11. In the section general of the nanoIR setting, write a wavenumber where high absorbance in the relative field is expected. Then, deactivate the Band Pass Filter option and look at the meter reading and at the fast Fourier transform (FFT) of the cantilever response. In the FFT window move the green cursor to read the resonance frequency of the cantilever. A typical value of the FFT of the resonance of the cantilevers is around 300 kHz. Write this resonance frequency value in the general section in the freq. centre field and use a freq. window of 50 kHz.
    NOTE: Select a laser power that is low enough to not saturate the meter reading and to have distortion in the cantilever response and to not overheat the sample.
12. Click on laser pulse tune window to use the resonance enhanced mode. Choose a frequency centre of 300 kHz, a tune range of 50 kHz and a duty cycle of the laser of 5%. Click on acquire to sweep the pulse rate of the laser. By using the cursor in the graph, tune the laser pulse to the frequency of the mechanical response of the thermal expansion of the sample absorbing the IR light. Then, select the option PLL to monitor the contact resonance between the sample and the tip. Press the zero button in the PLL window and tick enable to track the sample-tip contact resonance. Choose an integral gain I = 0.5 and proportional gain P = 10. Close the window.
13. Open again the optimisation window and find the position of the IR laser for at least 3 wavenumbers corresponding to major absorbance bands of the sample (amide band I-II-III) and for at least one wavenumber for each chip of the laser.
14. Click on Tools | IR Background Calibration | novo. In the window select the spectroscopic region of interest (1800−1200 cm^-1 to study protein samples); choose the same pulse rate as determined in step 4.12 and a duty cycle of 5%; click on fast acquisition and select the laser speed, typical range for a quantum cascade laser is between 20−500 cm^-1. Click on acquire to measure the IR laser background. This background spectrum will be used for normalization of measured nanoscale localized spectra. Close the window.
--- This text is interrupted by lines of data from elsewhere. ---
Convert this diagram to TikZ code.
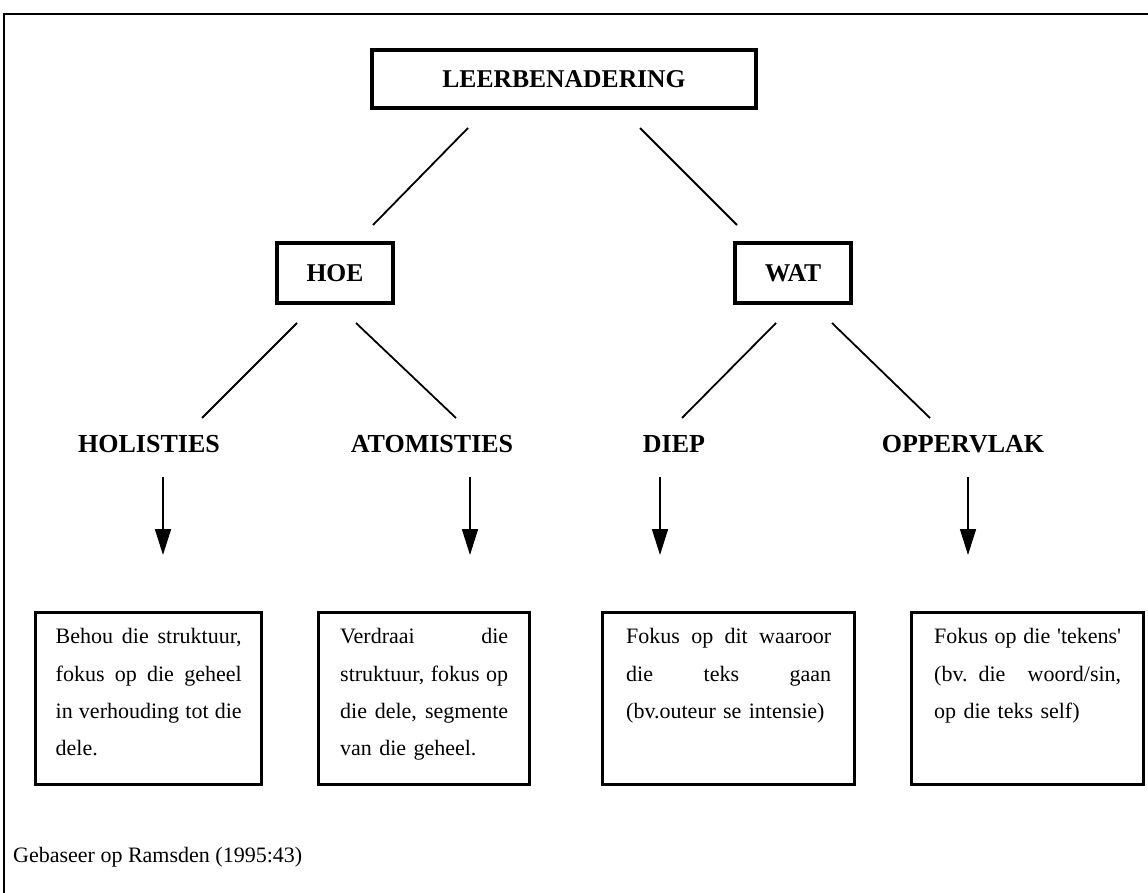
\documentclass[tikz,border=0pt]{standalone}
\usepackage{fontspec}
\setmainfont{Liberation Serif}
\usetikzlibrary{arrows.meta}
\newcommand\jline[1]{\hbox to \hsize{\spaceskip=0.25em plus 1fil\relax #1}}
\newcommand\lline[1]{\hbox{#1}}
\tikzset{
  titlebox/.style={draw, line width=3.2pt, font=\fontsize{25.6}{30}\selectfont\bfseries, inner sep=0pt},
  lvl/.style={font=\fontsize{26}{30}\selectfont\bfseries, inner sep=0pt, anchor=base},
  conn/.style={line width=1.8pt},
  arr/.style={line width=1.6pt, -{Triangle[width=16pt,length=26pt]}},
  descbox/.style={draw, line width=3.4pt, anchor=north west, inner ysep=0pt, font=\fontsize{22}{37.3}\selectfont, align=left},
}
\begin{document}
\begin{tikzpicture}[x=1pt,y=-1pt]
\useasboundingbox (0,0) rectangle (1148,893);
% outer frame (top and left)
\draw[line width=2pt] (4,893) -- (4,14) -- (1148,14);
% top levels
\node[titlebox, minimum width=384pt, minimum height=58pt] (leer) at (564,79) {LEERBENADERING};
\node[titlebox, minimum width=116pt, minimum height=60pt] (hoe) at (335,273) {HOE};
\node[titlebox, minimum width=116pt, minimum height=60pt] (wat) at (793,273) {WAT};
% connector end points
\coordinate (l1a) at (468,128); \coordinate (l1b) at (373,225);
\coordinate (l2a) at (640,128); \coordinate (l2b) at (737,225);
\coordinate (m1a) at (297,323); \coordinate (m1b) at (202,418);
\coordinate (m2a) at (356,323); \coordinate (m2b) at (456,418);
\coordinate (m3a) at (776,323); \coordinate (m3b) at (682,418);
\coordinate (m4a) at (832,323); \coordinate (m4b) at (930,418);
\draw[conn] (l1a) -- (l1b);
\draw[conn] (l2a) -- (l2b);
\draw[conn] (m1a) -- (m1b);
\draw[conn] (m2a) -- (m2b);
\draw[conn] (m3a) -- (m3b);
\draw[conn] (m4a) -- (m4b);
% third level labels
\node[lvl] (hol) at (149,452) {HOLISTIES};
\node[lvl] (ato) at (432,452) {ATOMISTIES};
\node[lvl] (die) at (674,452) {DIEP};
\node[lvl] (opp) at (963,452) {OPPERVLAK};
% arrows
\coordinate (a1s) at (163,477); \coordinate (a1e) at (163,555);
\coordinate (a2s) at (470,477); \coordinate (a2e) at (470,555);
\coordinate (a3s) at (660,477); \coordinate (a3e) at (660,555);
\coordinate (a4s) at (968,477); \coordinate (a4e) at (968,555);
\draw[arr] (a1s) -- (a1e);
\draw[arr] (a2s) -- (a2e);
\draw[arr] (a3s) -- (a3e);
\draw[arr] (a4s) -- (a4e);
% description boxes
\node[descbox, text width=186pt, inner xsep=20pt] (b1) at (34,611)
  {\vbox to 172pt{\vskip 16pt
   \jline{Behou die struktuur,}\jline{fokus op die geheel}\jline{in verhouding tot die}\lline{dele.}\vfill}};
\node[descbox, text width=168pt, inner xsep=21.5pt] (b2) at (317,611)
  {\vbox to 172pt{\vskip 16pt
   \jline{Verdraai die}\jline{struktuur, fokus op}\jline{die dele, segmente}\lline{van die geheel.}\vfill}};
\node[descbox, text width=205pt, inner xsep=23.5pt] (b3) at (601,611)
  {\vbox to 172pt{\vskip 16pt
   \jline{Fokus op dit waaroor}\jline{die teks gaan}\lline{(bv.outeur se intensie)}\vfill}};
\node[descbox, text width=187pt, inner xsep=22.5pt] (b4) at (910,611)
  {\vbox to 172pt{\vskip 16pt
   \jline{Fokus op die \textquotesingle tekens\textquotesingle}\jline{(bv. die woord/sin,}\lline{op die teks self)}\vfill}};
% source
\node[anchor=base west, inner sep=0pt, font=\fontsize{22}{26}\selectfont] (src) at (13,862) {Gebaseer op Ramsden (1995:43)};
\end{tikzpicture}
\end{document}
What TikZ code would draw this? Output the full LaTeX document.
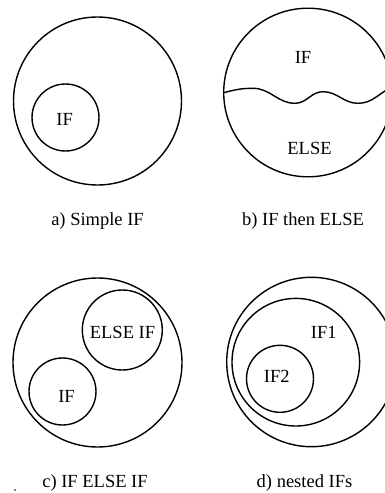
\documentclass[tikz,border=0pt]{standalone}
\usepackage{fontspec}
\setmainfont{Liberation Serif}
\usetikzlibrary{positioning}

\begin{document}
\begin{tikzpicture}[
    x=0.5pt, y=-0.5pt,
    font=\fontsize{9.25}{11}\selectfont,
    ring/.style={draw, circle, inner sep=0pt, line width=0.7pt},
    word/.style={inner sep=0pt},
    caption/.style={anchor=base, inner sep=0pt},
    wave/.style={line width=0.7pt}
]
\useasboundingbox (0,0) rectangle (385,493);
\clip (0,0) rectangle (385,493);

% a) simple if
\node[ring, minimum size=84pt] (outerA) at (97.5,101) {};
\node[ring, minimum size=33.5pt] (ifA) at (65.5,117.5) {};
\node[word] (ifAtext) at (64.7,119.3) {IF};
\node[caption] (capA) at (97.5,225.6) {a) Simple IF};

% b) if then else
\node[ring, minimum size=84.3pt] (outerB) at (308,92.5) {};
\coordinate (waveL) at (223.7,92.7);
\coordinate (waveR) at (392,87);
\draw[wave] (waveL) to[out=15,in=180] (253,88.3) to[out=0,in=180] (295,103.3)
    to[out=0,in=180] (323,91.7) to[out=0,in=180] (358,103.3) to[out=0,in=205] (waveR);
\node[word] (ifBtext) at (303,57.5) {IF};
\node[word] (elseBtext) at (309.5,148) {ELSE};
\node[caption] (capB) at (303,225.6) {b) IF then ELSE};

% c) if else if
\node[ring, minimum size=84.5pt] (outerC) at (97.5,362.5) {};
\node[ring, minimum size=40pt] (elifC) at (122.3,330) {};
\node[ring, minimum size=33.5pt] (ifC) at (62.5,391.5) {};
\node[word] (elifCtext) at (122.5,332) {ELSE IF};
\node[word] (ifCtext) at (66.5,396) {IF};
\node[caption] (capC) at (95,487) {c) IF ELSE IF};
\fill (15,490) circle (0.8);

% d) nested ifs
\node[ring, minimum size=84.7pt] (outerD) at (311.4,362) {};
\node[ring, minimum size=63.8pt] (ifOneD) at (295.8,362.2) {};
\node[ring, minimum size=33.5pt] (ifTwoD) at (280,378.8) {};
\node[word] (ifOneDtext) at (323.7,332.8) {IF1};
\node[word] (ifTwoDtext) at (276.7,376.3) {IF2};
\node[caption] (capD) at (304.5,487.3) {d) nested IFs};

\end{tikzpicture}
\end{document}
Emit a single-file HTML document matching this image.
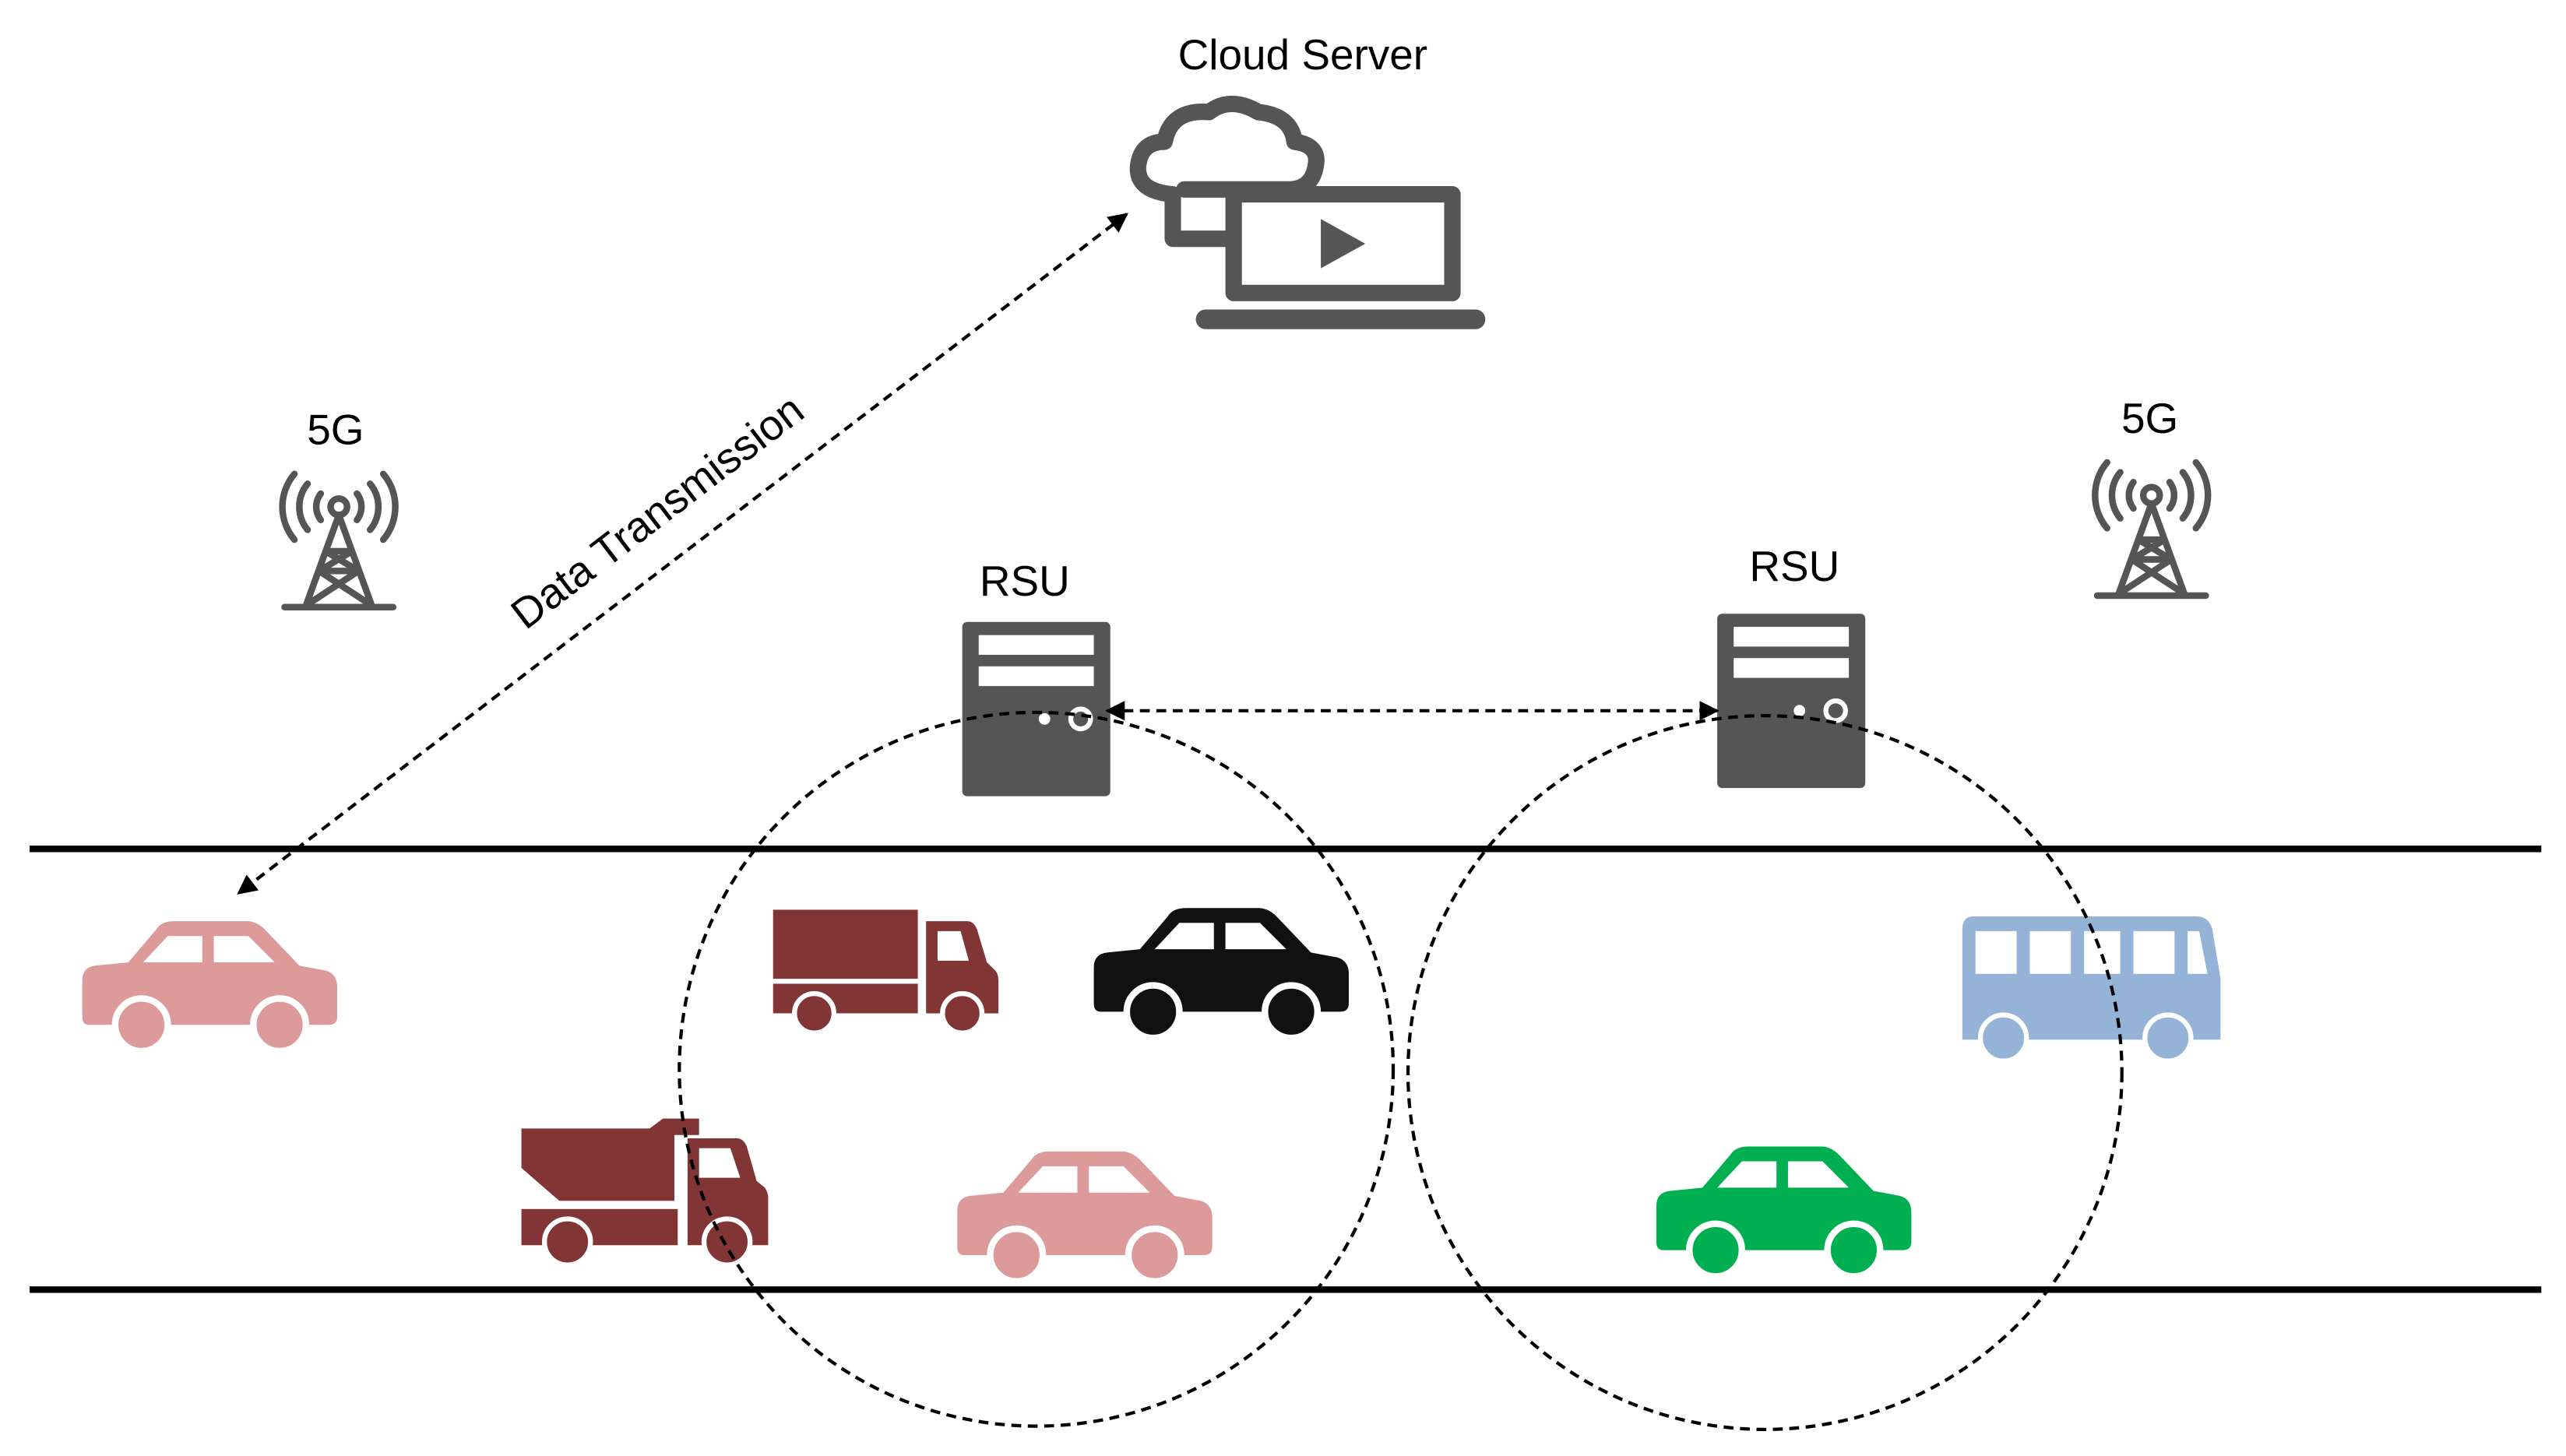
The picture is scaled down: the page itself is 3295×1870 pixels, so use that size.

    NOTE: If a fast laser and resonance enhanced mode is not available, skip step 4.12 and select stepped spectra instead of fast in both the background and IR spectra acquisition windows. However, single aggregate sensitivity will not be reached.
15. In the IR spectra settings, choose an IR spectrum resolution between 1−4 cm^-1 and a number of co-averages of at least 64x. Click on acquire to measure a nanoscale localized IR spectrum in the protein range (1800−1200 cm^-1).
16. To acquire a nanoscale resolved chemical map, select IR imaging option, choose a wavenumber of interest (e.g., 1655 cm^-1 for amide band I) and click on scan in the AFM scan window.
17. Once the mapping is completed, go to file and save the measurements. To analyze the acquired maps of morphology, contact-resonance and chemistry, as well as the nanoscale localized spectra, use the built-in AFM image processing software. Spectra and Images can be saved as .csv or .axz files for further detailed analysis with commercial software.

5. Image processing and analysis of cross-sectional dimensions

1. Flatten raw images^{14,17,19,41,42,59} using built-in AFM image processing software or commercial software.
   NOTE: The aggregates should be masked from the calculation to avoid artefacts of analysis and underestimation of their measured height.
2. Flatten the image by 0 order plane fit subtraction.
3. Flatten the image by plane and then line by line at a 1^st regression order, the second step is repeated until the flat baseline in line profile of the image is reached.
4. If the sample is very crowded, contains exceptionally high aggregates or scanner bow artefact is present, flatten image using 2^nd regression order fit.
5. Measure aggregate height and width from a line profile taken perpendicular to the fibril axis^{14,17,19,41,42,59}.
6. Measure fibril length parallel to the fibril axis^{14,17,19,41,42,59}.